**Task details**
Locate each line in the records containing "this". Copy it.

# START OF Data provided

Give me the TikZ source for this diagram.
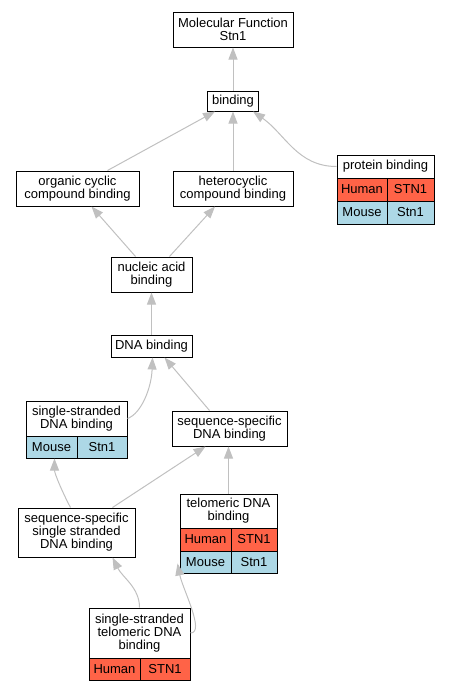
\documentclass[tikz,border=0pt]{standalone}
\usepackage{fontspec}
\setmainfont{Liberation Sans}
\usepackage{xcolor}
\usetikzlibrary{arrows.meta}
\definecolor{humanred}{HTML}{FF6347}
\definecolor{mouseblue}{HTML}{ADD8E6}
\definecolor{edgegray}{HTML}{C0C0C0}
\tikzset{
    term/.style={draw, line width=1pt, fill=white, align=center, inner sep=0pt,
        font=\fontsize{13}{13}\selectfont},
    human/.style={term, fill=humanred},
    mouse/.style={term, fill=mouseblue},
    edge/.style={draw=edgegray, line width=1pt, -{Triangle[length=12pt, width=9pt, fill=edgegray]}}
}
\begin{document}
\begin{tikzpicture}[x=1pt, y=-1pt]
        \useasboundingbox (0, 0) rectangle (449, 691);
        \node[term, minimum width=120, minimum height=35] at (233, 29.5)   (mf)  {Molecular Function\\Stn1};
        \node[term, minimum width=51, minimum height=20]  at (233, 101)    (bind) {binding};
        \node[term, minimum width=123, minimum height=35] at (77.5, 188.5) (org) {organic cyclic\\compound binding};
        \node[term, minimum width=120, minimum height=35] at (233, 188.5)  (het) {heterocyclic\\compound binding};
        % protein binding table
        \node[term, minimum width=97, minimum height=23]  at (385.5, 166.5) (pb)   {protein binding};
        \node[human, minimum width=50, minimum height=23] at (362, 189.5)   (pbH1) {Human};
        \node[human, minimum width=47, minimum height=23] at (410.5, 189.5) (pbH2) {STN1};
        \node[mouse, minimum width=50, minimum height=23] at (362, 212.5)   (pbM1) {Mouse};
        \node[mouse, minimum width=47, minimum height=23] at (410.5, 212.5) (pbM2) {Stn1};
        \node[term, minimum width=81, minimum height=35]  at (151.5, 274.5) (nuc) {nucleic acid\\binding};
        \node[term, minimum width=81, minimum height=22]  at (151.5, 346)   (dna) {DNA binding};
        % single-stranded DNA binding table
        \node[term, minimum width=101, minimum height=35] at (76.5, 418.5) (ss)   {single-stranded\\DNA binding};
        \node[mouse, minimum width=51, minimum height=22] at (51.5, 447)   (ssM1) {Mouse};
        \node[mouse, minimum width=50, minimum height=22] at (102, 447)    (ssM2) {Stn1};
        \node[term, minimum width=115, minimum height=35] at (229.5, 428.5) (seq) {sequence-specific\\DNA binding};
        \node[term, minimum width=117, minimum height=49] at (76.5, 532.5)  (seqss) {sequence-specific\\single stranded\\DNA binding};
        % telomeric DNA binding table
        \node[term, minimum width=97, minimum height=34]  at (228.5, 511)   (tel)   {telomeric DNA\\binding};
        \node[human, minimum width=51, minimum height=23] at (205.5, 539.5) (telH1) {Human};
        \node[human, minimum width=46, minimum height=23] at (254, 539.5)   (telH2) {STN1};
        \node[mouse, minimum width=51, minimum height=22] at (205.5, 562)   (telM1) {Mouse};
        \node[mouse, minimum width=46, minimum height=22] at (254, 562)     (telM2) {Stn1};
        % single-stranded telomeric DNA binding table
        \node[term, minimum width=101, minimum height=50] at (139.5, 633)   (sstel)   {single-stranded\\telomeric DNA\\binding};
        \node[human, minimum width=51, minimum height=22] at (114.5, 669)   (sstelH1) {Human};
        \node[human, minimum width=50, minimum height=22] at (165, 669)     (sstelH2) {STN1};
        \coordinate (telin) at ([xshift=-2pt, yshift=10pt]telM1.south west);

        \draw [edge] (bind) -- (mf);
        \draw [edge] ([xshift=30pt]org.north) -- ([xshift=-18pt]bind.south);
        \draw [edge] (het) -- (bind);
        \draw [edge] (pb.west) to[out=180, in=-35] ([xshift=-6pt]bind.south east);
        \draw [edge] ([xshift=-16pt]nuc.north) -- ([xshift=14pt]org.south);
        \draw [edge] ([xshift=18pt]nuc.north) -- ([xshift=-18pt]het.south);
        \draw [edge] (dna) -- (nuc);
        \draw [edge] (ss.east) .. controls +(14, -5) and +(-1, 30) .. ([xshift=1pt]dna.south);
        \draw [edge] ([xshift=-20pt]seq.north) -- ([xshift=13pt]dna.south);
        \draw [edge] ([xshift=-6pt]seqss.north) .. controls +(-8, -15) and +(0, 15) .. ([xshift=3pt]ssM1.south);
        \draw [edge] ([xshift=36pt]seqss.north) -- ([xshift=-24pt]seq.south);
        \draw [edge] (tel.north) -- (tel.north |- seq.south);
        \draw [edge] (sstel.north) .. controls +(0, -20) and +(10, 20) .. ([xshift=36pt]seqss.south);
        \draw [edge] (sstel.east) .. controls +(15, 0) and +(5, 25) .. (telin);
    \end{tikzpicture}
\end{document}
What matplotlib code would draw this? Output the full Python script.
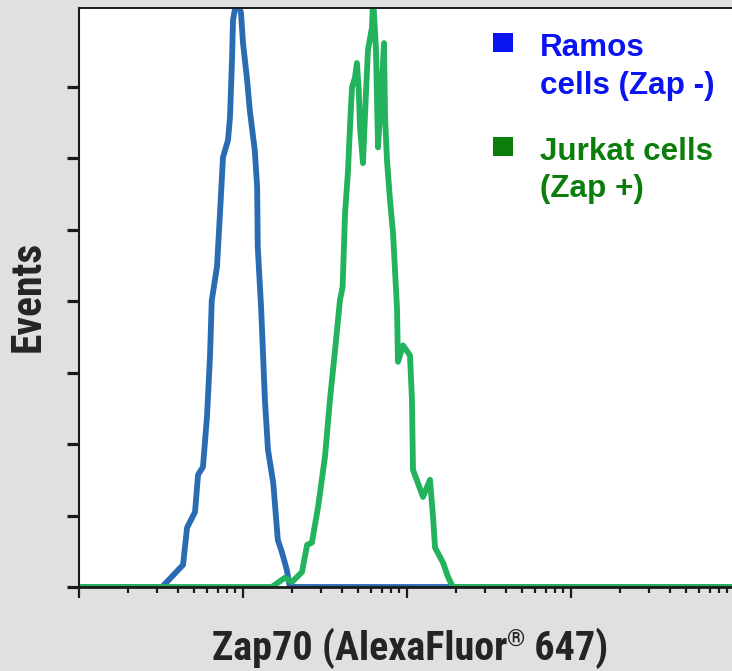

# END OF Data provided

**Full output**
Give me the TikZ source for this diagram.
What matplotlib code would draw this? Output the full Python script.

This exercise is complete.